Non si può morire per una scarpa
Paolo Serventi Longhi
Al Zaidi rischia grosso. E’ stato pestato a sangue dai G men americani e dalla polizia, gettato in una prigione e accusato di nefandezze indicibili. L’appello: "La pena deve essere proporzionale al danno arrecato".
Due secoli fa si teorizzava che la penna potesse far più male della spada o della pistola. Il che è vero. Ora bisogna riconoscere che una scarpa lanciata ad altezza giusta (e abilmente schivata) può davvero distruggere ogni residua parvenza di credibilità di una guerra sbagliata, cominciata per rafforzare una amministrazione sull'orlo del fallimento, sulla base di informazioni false e create ad arte.

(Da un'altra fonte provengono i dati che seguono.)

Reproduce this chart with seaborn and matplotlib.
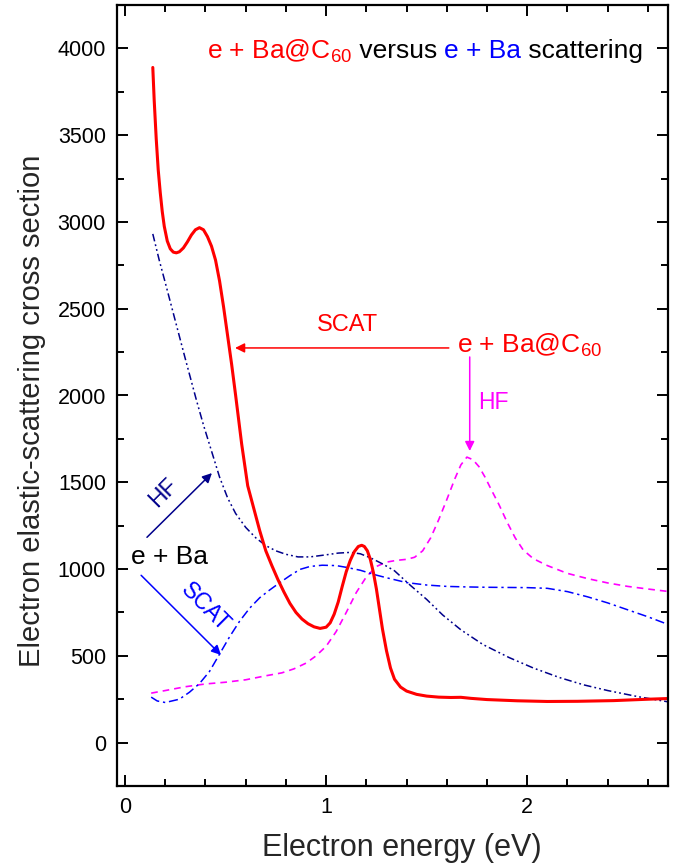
import matplotlib
matplotlib.use("Agg")
import matplotlib.pyplot as plt
import seaborn as sns
import pandas as pd
from matplotlib.ticker import MultipleLocator

# ---------------- data ----------------
scat_c60_x = [0.138, 0.145, 0.155, 0.165, 0.175, 0.185, 0.195, 0.21, 0.225, 0.24, 0.255,
              0.27, 0.29, 0.31, 0.33, 0.35, 0.37, 0.39, 0.41, 0.43, 0.45, 0.47, 0.49,
              0.51, 0.53, 0.55, 0.58, 0.61, 0.64, 0.67, 0.70, 0.73, 0.76, 0.79, 0.82,
              0.85, 0.88, 0.91, 0.94, 0.97, 1.00, 1.02, 1.04, 1.06, 1.08, 1.10, 1.12,
              1.14, 1.16, 1.177, 1.19, 1.205, 1.22, 1.235, 1.25, 1.265, 1.28, 1.30,
              1.32, 1.34, 1.37, 1.40, 1.45, 1.50, 1.56, 1.62, 1.67, 1.72, 1.80, 1.95,
              2.10, 2.25, 2.43, 2.60, 2.70]
scat_c60_y = [3890, 3700, 3480, 3300, 3170, 3060, 2975, 2890, 2845, 2826, 2822,
              2828, 2850, 2885, 2925, 2955, 2967, 2955, 2915, 2860, 2780, 2660, 2510,
              2345, 2180, 2000, 1720, 1480, 1350, 1220, 1105, 1020, 940, 868, 802,
              750, 712, 685, 667, 658, 665, 690, 740, 810, 900, 985, 1050,
              1100, 1130, 1137, 1130, 1105, 1055, 980, 885, 770, 655, 530,
              430, 365, 320, 297, 278, 268, 262, 260, 261, 255, 248, 241,
              237, 238, 242, 250, 254]

hf_c60_x = [0.13, 0.20, 0.30, 0.40, 0.50, 0.60, 0.70, 0.78, 0.84, 0.90, 0.95, 1.00,
            1.05, 1.10, 1.15, 1.20, 1.25, 1.30, 1.35, 1.40, 1.44, 1.48, 1.52, 1.56,
            1.60, 1.64, 1.67, 1.70, 1.73, 1.76, 1.79, 1.82, 1.86, 1.90, 1.94, 1.98,
            2.03, 2.10, 2.20, 2.30, 2.40, 2.50, 2.60, 2.70]
hf_c60_y = [285, 300, 322, 338, 348, 362, 385, 402, 425, 458, 500, 555,
            640, 750, 865, 955, 1015, 1040, 1050, 1056, 1068, 1105, 1180, 1285,
            1400, 1520, 1600, 1645, 1630, 1590, 1530, 1460, 1370, 1270, 1180, 1110,
            1060, 1020, 975, 945, 920, 900, 885, 871]

hf_ba_x = [0.138, 0.17, 0.20, 0.25, 0.30, 0.355, 0.39, 0.43, 0.47, 0.51, 0.55, 0.60,
           0.65, 0.70, 0.75, 0.80, 0.86, 0.92, 1.00, 1.06, 1.12, 1.17, 1.22, 1.28,
           1.34, 1.42, 1.50, 1.58, 1.67, 1.78, 1.91, 2.03, 2.16, 2.28, 2.40, 2.55, 2.70]
hf_ba_y = [2931, 2780, 2650, 2430, 2210, 1973, 1830, 1680, 1530, 1410, 1320, 1240,
           1180, 1135, 1105, 1085, 1070, 1070, 1082, 1092, 1096, 1088, 1065, 1030,
           990, 905, 825, 735, 650, 565, 490, 430, 375, 333, 300, 265, 235]

scat_ba_x = [0.13, 0.16, 0.20, 0.27, 0.32, 0.37, 0.42, 0.47, 0.52, 0.57, 0.62, 0.67,
             0.72, 0.77, 0.82, 0.87, 0.92, 0.98, 1.05, 1.10, 1.17, 1.25, 1.30, 1.40,
             1.50, 1.60, 1.70, 1.80, 1.90, 2.00, 2.10, 2.20, 2.30, 2.40, 2.50, 2.60, 2.70]
scat_ba_y = [262, 240, 231, 250, 290, 340, 410, 510, 610, 700, 775, 835,
             880, 922, 962, 998, 1015, 1022, 1020, 1010, 993, 965, 950, 922,
             908, 900, 897, 895, 894, 893, 889, 870, 840, 805, 765, 725, 681]

x_ticks = [0, 1, 2]
y_ticks = [0, 500, 1000, 1500, 2000, 2500, 3000, 3500, 4000]

# ---------------- style ----------------
sns.set_style("ticks")
plt.rcParams["font.family"] = ["Liberation Sans", "DejaVu Sans"]

RED = "#ff0000"
MAG = "#ff00ff"
NAVY = "#00008b"
BLUE = "#0000ff"

fig = plt.figure(figsize=(6.76, 8.67), dpi=100)
ax = fig.add_axes([117 / 676, 1 - 786 / 867, (668 - 117) / 676, (786 - 5) / 867])

def draw(xs, ys, color, lw, ls):
    df = pd.DataFrame({"x": xs, "y": ys})
    sns.lineplot(data=df, x="x", y="y", ax=ax, color=color, linewidth=lw,
                 linestyle=ls, sort=False, estimator=None)

draw(hf_c60_x, hf_c60_y, MAG, 1.2, (0, (4, 3)))
draw(scat_ba_x, scat_ba_y, BLUE, 1.1, (0, (6, 2.5, 1.5, 2.5)))
draw(hf_ba_x, hf_ba_y, NAVY, 1.1, (0, (5, 2, 1.2, 2, 1.2, 2)))
draw(scat_c60_x, scat_c60_y, RED, 2.2, "-")

ax.set_xlim(-0.04, 2.70)
ax.set_ylim(-250, 4250)
ax.set_xticks(x_ticks)
ax.set_yticks(y_ticks)
ax.xaxis.set_minor_locator(MultipleLocator(0.2))
ax.yaxis.set_minor_locator(MultipleLocator(250))
ax.tick_params(which="both", direction="in", top=True, right=True, width=1.4,
               labelsize=15.5, colors="black")
ax.tick_params(which="major", length=8)
ax.tick_params(which="minor", length=5)
ax.tick_params(axis="x", pad=8)
ax.tick_params(axis="y", pad=8)
for s in ax.spines.values():
    s.set_linewidth(1.6)
    s.set_color("black")

ax.set_xlabel("Electron energy (eV)", fontsize=22)
ax.set_ylabel("Electron elastic-scattering cross section", fontsize=21)
ax.xaxis.set_label_coords(0.517, -0.060)
ax.yaxis.set_label_coords(-0.129, 0.48)

# ---------------- title made of coloured pieces ----------------
tfs = 19
t1 = ax.text(0.163, 0.932, "e + Ba@C$_{\\mathregular{60}}$", color=RED, fontsize=tfs,
             transform=ax.transAxes, va="baseline", ha="left")
prev = t1
for txt, col in [(" versus ", "black"), ("e + Ba", BLUE), (" scattering", "black")]:
    prev = ax.annotate(txt, xy=(1, 0.932), xycoords=(prev, ax.transAxes), color=col,
                       fontsize=tfs, va="baseline", ha="left")

# ---------------- annotations ----------------
ax.text(1.108, 2407, "SCAT", color=RED, fontsize=17, ha="center", va="center")
ax.annotate("", xy=(0.547, 2274), xytext=(1.61, 2274),
            arrowprops=dict(arrowstyle="-|>", color=RED, lw=1.1, mutation_scale=14,
                            shrinkA=0, shrinkB=0))
ax.text(1.65, 2250, "e + Ba@C$_{\\mathregular{60}}$", color=RED, fontsize=19,
        ha="left", va="baseline")
ax.annotate("", xy=(1.714, 1680), xytext=(1.714, 2222),
            arrowprops=dict(arrowstyle="-|>", color=MAG, lw=1.1, mutation_scale=14,
                            shrinkA=0, shrinkB=0))
ax.text(1.83, 1962, "HF", color=MAG, fontsize=16.5, ha="center", va="center")

ax.text(0.03, 1068, "e + Ba", color="black", fontsize=19, ha="left", va="center")
ax.annotate("", xy=(0.432, 1553), xytext=(0.109, 1183),
            arrowprops=dict(arrowstyle="-|>", color=NAVY, lw=1.1, mutation_scale=14,
                            shrinkA=0, shrinkB=0))
ax.text(0.19, 1440, "HF", color=NAVY, fontsize=16.5, ha="center", va="center", rotation=45)
ax.annotate("", xy=(0.477, 505), xytext=(0.08, 964),
            arrowprops=dict(arrowstyle="-|>", color=BLUE, lw=1.1, mutation_scale=14,
                            shrinkA=0, shrinkB=0))
ax.text(0.40, 780, "SCAT", color=BLUE, fontsize=16.5, ha="center", va="center", rotation=-45)

fig.savefig("out.png", dpi=100)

La scarpa gettata contro Bush da Muntafer Al Zaidi, reporter del canale iracheno Al Baghdadia, rappresenta un gesto simbolico, per quanto violento e certo non condivisibile, di un popolo che continua a vivere la tragedia di una occupazione militare oppressiva e senza senso, il dramma di una nazione che è scivolata direttamente dalla dittatura di Saddam al controllo delle truppe angloamericane. Ora, però, accade che, mentre il presidente americano per fortuna uscente ammette l'errore di una guerra assurda, il governo fantoccio di Bagdad accusa Al Zaidi di "terrorismo", reato per il quale c'è in Iraq la pena di morte. D'altra parte il giornalista, che era regolarmente accreditato alla conferenza stampa, è stato pestato a sangue dai G men americani e dalla polizia, gettato in una prigione e accusato di nefandezze indicibili. Ora rischia grosso, nonostante dalla società irachena giungano appelli ripetuti per salvargli la vita tanto che manifestazioni in questo senso si sono svolte in diverse città del paese. La Federazione Internazionale dei Giornalisti, con sede a Bruxelles, ha invitato i colleghi di tutto il mondo ad evitare di manifestare in modo così forte il proprio dissenso. D'altra parte la penna (oppure il pc, la video camera, ecc.) rappresentano strumenti efficaci, comunque propri della professione. Ma la Ifj ha anche rivolto un appello alle istituzioni internazionali ed ai governi iracheno e degli Stati Uniti per salvare Al Zaidi. Anche noi riteniamo che la pena debba essere proporzionale al danno arrecato, minimo per Bush almeno dal punto di vista fisico. Per questo aderiamo all'appello.